As we can see, we have a pretty large set of data. Over 100,000 rows with seemingly an entry for each locality for each date within the specified range. Lets see what the day range looks like:

In [70]:
def printMinMax(df, column):
    print("Oldest entry: ",df[column].min())
    print("Most recent entry: ",df[column].max())
    
printMinMax(covid_data, "Report Date")

Oldest entry:  01/01/2021
Most recent entry:  12/31/2021


If we look at the results of the above cell, we notice our first issue with this dataset. The date range from the days above shows January 1, 2021 as being the earliest recorded date when we can clearly see from the head output in the above cells that we have columns with dates going back into 2020. This must be because there is some inability to compare these date objects in the current dataframe accurately. Lets convert the dates into DateTime objects so we can figure out our actual date range, and manipulate and visualize our data better.

In [74]:
def dateToDateTime(date: str):
    split = date.split("/")
    month = int(split[0])
    day = int(split[1])
    year = int(split[2])
    return datetime.date(year, month, day)
    

def convertDateTime(df):
    datetimes = []
    for index,row in df.iterrows():
        date = df.at[index, "Report Date"]
        datetimes.append(dateToDateTime(date))
    
    df['DateTime'] = datetimes
    return df

covid_data = convertDateTime(covid_data)
covid_data.head()

Unnamed: 0,Report Date,FIPS,Locality,VDH Health District,Total Cases,Hospitalizations,Deaths,DateTime
0,03/17/2020,51001,Accomack,Eastern Shore,0,0,0,2020-03-17
1,03/17/2020,51003,Albemarle,Thomas Jefferson,0,0,0,2020-03-17
2,03/17/2020,51005,Alleghany,Alleghany,0,0,0,2020-03-17
3,03/17/2020,51007,Amelia,Piedmont,0,0,0,2020-03-17
4,03/17/2020,51009,Amherst,Central Virginia,0,0,0,2020-03-17


With the new DateTime column added, lets check to see what our actual date range looks like for this dataset.

In [72]:
printMinMax(covid_data, "DateTime")

Oldest entry:  2020-03-17
Most recent entry:  2022-05-04


Now we have a column with dates that we can actually compare in our data analysis. We can see that our data's report dates span from March 2020 to May 2022. Lets see what counties we have, how many dates are recorded, and see if each county has a report for each date.

In [73]:
# Get a list of the unique counties
counties = covid_data["Locality"].unique()
# Display how many unique counties are in our dataset
print("There are ",len(counties)," unique counties")
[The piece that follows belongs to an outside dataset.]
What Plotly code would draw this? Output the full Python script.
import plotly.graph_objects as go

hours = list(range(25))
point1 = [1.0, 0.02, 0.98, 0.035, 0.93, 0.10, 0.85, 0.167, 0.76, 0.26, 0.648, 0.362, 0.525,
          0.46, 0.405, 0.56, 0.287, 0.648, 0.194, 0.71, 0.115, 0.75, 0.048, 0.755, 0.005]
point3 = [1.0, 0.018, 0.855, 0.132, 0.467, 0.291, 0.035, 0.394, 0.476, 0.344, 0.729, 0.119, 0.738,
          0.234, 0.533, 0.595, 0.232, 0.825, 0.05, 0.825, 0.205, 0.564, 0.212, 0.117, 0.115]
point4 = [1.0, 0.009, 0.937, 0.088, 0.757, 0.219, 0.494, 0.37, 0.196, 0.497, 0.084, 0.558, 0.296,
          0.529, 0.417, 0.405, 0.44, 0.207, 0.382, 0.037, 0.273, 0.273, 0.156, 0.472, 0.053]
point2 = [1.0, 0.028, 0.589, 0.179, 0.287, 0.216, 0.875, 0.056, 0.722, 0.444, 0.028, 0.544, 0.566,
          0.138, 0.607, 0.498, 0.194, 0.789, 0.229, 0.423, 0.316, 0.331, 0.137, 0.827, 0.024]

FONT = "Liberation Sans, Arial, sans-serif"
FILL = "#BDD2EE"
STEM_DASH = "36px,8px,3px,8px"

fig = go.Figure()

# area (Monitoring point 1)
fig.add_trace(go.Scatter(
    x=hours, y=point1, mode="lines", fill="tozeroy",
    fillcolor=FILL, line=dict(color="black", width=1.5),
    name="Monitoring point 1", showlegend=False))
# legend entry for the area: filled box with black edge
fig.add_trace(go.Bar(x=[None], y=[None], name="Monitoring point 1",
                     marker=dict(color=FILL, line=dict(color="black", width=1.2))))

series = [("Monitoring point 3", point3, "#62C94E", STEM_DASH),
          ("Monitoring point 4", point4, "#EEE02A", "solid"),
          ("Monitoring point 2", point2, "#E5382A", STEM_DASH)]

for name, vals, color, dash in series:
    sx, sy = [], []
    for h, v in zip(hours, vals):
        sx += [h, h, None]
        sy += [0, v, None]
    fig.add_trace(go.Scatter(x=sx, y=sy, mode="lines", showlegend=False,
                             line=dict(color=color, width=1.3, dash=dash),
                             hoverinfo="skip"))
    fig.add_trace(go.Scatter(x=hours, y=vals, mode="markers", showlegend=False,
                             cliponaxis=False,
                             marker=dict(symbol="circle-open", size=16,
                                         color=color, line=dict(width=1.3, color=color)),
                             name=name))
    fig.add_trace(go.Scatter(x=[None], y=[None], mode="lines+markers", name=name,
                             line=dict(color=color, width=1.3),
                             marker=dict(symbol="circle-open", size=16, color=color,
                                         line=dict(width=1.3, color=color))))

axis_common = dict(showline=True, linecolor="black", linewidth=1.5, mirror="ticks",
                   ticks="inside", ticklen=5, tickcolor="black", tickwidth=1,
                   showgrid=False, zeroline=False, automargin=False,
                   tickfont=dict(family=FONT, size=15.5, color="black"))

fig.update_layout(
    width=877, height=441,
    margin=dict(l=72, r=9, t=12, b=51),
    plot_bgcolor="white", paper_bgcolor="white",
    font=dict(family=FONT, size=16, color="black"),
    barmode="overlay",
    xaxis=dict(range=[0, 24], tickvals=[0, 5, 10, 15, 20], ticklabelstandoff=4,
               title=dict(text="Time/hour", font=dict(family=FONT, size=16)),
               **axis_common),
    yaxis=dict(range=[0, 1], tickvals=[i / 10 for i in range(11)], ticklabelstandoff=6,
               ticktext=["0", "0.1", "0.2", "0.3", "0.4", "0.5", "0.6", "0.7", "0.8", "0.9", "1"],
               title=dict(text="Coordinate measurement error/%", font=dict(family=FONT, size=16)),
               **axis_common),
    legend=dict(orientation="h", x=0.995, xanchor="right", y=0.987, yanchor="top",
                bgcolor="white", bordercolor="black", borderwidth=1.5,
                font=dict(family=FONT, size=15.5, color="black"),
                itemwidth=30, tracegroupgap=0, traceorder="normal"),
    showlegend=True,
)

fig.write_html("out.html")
# Figure out how many unique dates we have data for
dates = covid_data["DateTime"].unique()
# Display how many unique dates we have
print("There are ",len(dates)," unique dates")

# Get the number of rows containing each unique date in our dataset
date_counts = covid_data["Report Date"].value_counts()
unique_dates = date_counts.unique()
# Display the unique date count values
print("Each date has ",unique_dates[0]," unique entries")

There are  133  unique counties
There are  779  unique dates
Each date has  133  unique entries


This above cell gives us a lot of great information. We now know that we have 133 Virginia counties whose COVID reporting data is in this dataset. We also know that each of the 133 counties has reported COVID data for each of the 779 dates recorded in this table. With this information, we can now move onto visualizing our data.

## Exploratory Data Analysis

Now that we know a bit more about our dataset and have made some slight modifications to make it more manipulatable, lets try to visualize our COVID data.